You probably haven't heard of CRISPR-Cas 9, but that could well change by the end of 2016.
CRISPR-Cas9 is a gene editing technique that uses a combination of the Cas9 protein and a strand of RNA to make breaks in strands of DNA. Then new genetic code can be placed inside the breaks. This can allow genetic code to be rewritten.
Gene editing is nothing new, but the reason CRISPR-Cas 9 has got the scientific community to sit up and take notice is that it is powerful, reliable, quick and, most importantly, cheap. CRISPR-Cas 9 "components" can be bought off the shelf for as little $30 compared to $5,000 for older types of editing components.
The ranges of possible applications are huge, which is why Science magazine declared the technique its "Breakthrough of the Year".
One possibility, as we discussed in January, is that a human embryo could be "edited" and then implanted into a womb creating a "designer baby". This would be illegal under UK law, but other countries have more ambiguous legislation.
One toy on many a girl's Christmas list this year is Hello Barbie. This is a traditional Barbie doll with very untraditional features.
Using a wi-fi connection the doll can connect to a powerful cloud database that contains both sophisticated natural language recognition algorithms as well as over 8,000 lines of recorded dialogue. This allows a child to have a conversation with the doll and Barbie will "learn" about the child's likes and dislikes.

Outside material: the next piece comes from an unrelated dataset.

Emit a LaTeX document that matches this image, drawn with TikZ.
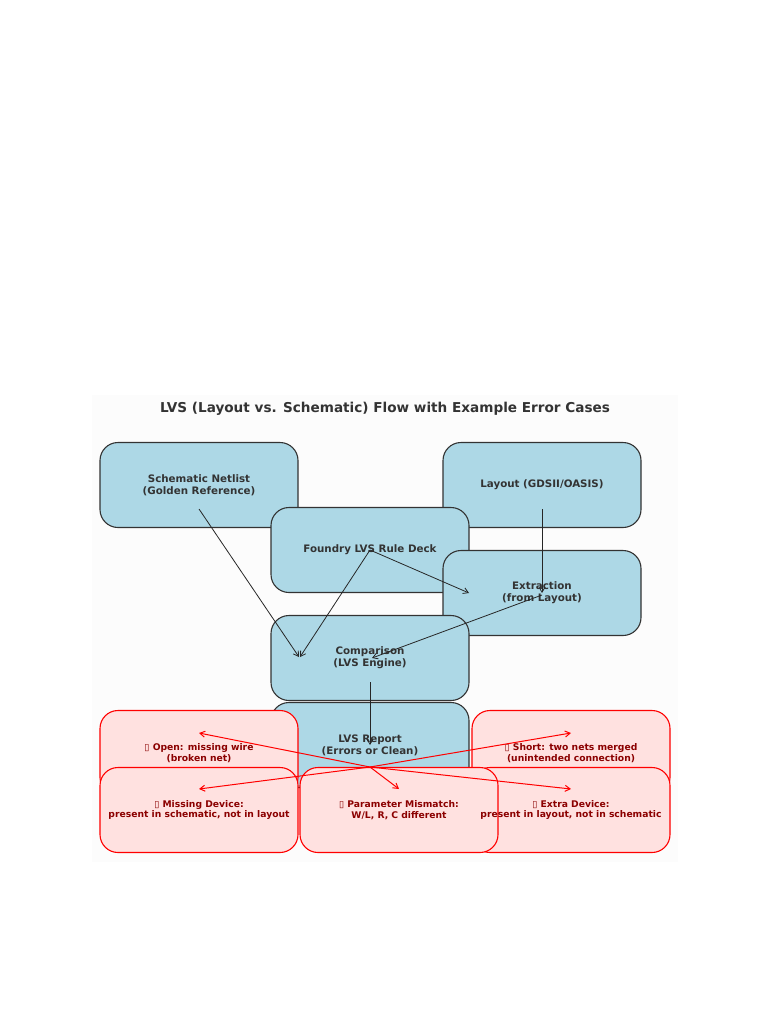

It seems plausible that a similar system could be used to deliver cognitive behavioural therapy to an individual. The system could learn about the person's problems, provide reassurance and attempt to overcome unhelpful patterns of thinking and behaviour.
Dr Siri will see you now.
During 2015 researchers from the University of Sheffield ran a trial involving 6,000 mothers, who were offered shopping vouchers if they continued to breastfeed their baby for six months after birth.

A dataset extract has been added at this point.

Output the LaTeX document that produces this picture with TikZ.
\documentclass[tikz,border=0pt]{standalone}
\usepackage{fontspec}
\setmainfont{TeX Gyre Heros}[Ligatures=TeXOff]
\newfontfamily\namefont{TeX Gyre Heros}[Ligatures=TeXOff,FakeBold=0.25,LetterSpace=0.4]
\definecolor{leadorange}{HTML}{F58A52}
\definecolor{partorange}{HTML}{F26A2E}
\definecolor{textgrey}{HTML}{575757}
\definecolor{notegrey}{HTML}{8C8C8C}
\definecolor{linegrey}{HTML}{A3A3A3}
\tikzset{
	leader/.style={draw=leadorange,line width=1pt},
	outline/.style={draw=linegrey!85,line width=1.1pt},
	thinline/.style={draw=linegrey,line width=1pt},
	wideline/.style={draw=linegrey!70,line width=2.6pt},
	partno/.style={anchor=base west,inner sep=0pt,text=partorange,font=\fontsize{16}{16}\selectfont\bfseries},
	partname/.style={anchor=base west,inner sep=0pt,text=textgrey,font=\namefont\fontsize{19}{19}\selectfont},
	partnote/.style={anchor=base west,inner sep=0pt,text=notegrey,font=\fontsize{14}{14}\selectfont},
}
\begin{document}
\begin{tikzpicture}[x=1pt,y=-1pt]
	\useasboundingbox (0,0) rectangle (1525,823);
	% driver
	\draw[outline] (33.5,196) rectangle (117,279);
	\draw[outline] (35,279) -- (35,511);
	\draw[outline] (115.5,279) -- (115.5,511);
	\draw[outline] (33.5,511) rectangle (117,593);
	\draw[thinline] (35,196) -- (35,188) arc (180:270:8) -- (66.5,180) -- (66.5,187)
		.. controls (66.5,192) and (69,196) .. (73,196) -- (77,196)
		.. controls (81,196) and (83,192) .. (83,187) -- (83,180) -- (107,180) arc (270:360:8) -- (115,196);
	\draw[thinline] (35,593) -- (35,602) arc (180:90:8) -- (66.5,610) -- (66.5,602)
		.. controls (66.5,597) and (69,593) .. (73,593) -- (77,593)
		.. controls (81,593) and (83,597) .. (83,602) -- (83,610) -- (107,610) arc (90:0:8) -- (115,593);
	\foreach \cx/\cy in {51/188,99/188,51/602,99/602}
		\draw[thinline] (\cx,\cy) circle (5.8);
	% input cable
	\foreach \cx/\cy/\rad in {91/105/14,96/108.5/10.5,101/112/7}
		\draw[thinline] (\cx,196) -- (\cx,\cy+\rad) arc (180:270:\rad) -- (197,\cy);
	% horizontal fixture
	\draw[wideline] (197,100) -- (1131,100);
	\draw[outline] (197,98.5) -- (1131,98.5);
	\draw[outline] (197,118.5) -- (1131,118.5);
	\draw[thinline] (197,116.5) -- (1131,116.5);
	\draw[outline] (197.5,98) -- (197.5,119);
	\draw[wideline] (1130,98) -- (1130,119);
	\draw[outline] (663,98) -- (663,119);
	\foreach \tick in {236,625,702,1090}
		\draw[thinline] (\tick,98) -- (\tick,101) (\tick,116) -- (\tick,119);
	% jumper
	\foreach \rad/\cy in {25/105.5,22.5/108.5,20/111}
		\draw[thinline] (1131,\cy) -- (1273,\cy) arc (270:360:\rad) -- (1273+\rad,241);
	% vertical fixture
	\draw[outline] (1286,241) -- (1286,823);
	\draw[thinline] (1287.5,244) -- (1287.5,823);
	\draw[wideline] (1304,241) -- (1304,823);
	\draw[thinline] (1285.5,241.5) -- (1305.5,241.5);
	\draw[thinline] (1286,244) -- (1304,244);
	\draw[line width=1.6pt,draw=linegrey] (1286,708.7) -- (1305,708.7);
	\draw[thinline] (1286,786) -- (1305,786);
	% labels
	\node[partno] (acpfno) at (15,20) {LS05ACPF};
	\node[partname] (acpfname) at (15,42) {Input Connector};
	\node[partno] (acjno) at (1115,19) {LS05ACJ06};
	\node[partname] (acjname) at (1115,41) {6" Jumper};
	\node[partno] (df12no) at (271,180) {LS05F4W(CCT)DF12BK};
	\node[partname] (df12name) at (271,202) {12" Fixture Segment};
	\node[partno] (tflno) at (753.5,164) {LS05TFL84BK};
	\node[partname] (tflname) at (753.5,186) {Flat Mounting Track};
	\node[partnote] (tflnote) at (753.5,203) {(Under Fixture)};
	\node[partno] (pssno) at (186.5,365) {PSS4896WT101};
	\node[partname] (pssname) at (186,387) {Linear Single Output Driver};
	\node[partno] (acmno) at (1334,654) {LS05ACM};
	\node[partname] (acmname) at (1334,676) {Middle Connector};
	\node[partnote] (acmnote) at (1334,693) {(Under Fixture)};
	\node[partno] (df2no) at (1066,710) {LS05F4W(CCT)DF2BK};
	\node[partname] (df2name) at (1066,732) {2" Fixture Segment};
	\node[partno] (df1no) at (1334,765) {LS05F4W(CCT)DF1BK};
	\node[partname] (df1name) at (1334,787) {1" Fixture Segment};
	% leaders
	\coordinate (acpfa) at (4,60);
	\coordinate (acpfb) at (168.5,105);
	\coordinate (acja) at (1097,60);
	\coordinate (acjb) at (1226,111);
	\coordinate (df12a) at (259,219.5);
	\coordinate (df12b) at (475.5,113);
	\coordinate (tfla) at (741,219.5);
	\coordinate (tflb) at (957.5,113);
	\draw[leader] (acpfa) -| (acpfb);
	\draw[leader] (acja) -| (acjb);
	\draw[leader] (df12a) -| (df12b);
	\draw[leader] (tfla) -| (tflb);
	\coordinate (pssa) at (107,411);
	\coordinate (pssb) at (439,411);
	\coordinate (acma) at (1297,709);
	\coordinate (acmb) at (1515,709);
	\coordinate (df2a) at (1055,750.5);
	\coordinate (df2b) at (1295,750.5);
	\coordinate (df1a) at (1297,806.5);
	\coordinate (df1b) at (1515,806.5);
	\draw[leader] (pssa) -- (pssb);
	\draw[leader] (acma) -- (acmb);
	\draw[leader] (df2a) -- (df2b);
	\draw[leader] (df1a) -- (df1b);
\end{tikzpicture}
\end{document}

A previous smaller study, completed in 2014, had positive results, with mothers and healthcare staff reporting high levels of satisfaction with the scheme.
Critics have questioned why a scheme should reward mothers for doing the best for their child while penalising mothers who are unable to breastfeed. It is a fair point, though a pragmatic answer would be that it's not about the mother, but the child.
Also, increased breastfeeding rates may lead to a reduction in the number of childhood illnesses the NHS has to deal with, so a voucher scheme could actually save the NHS money in the long term.
If the results of this larger trial are also successful, which we suspect will be the case, similar schemes may be set up in other parts of the country.
Drones – unmanned aerial vehicles (UAVs) – are often associated with conflict in many people's minds due to their use in wartorn areas such as Afghanistan and Iraq. However, drones do have the potential to save lives.
A number of organisations, such as Médecins Sans Frontières, have carried out proof-of-concept studies to use drones to transport test samples from a remote village in Papua New Guinea to a larger city for testing.
They are also ideal for delivering vital medicines and aid packets to areas of the world that are hard to access; either due to poor infrastructure or because of natural disaster or armed conflict.
We predict that their use will increase by non-governmental organisations such as MSF. There could also be "test runs" in developed nations to see if drones could be used to assist paramedics during medical emergencies, such as transporting blood products from blood banks to the site of the emergency.
And there are ambitious plans, headed up by British architect Norman Foster, to create three drone ports in Rwanda by 2020, where drones could be used to deliver "urgent and precious supplies to remote areas on a massive scale".
The term human farms is naturally an alarming one; possibly conjuring up thoughts of a 1970s Soylent Green dystopia where humans are grown for food.
The truth is a lot more reassuring. The concept of a human farm is that technology could be used to create microchips that emulate the responses of specialised human tissue – such as bone marrow, neural tissue and lung tissue – to various stimuli.
If the concept proves successful this could lead to the end of animal testing. Aside from the obvious ethical objections many people have with animal testing, it is both expensive and sometimes unreliable. What works in a mouse doesn’t necessarily work in a human.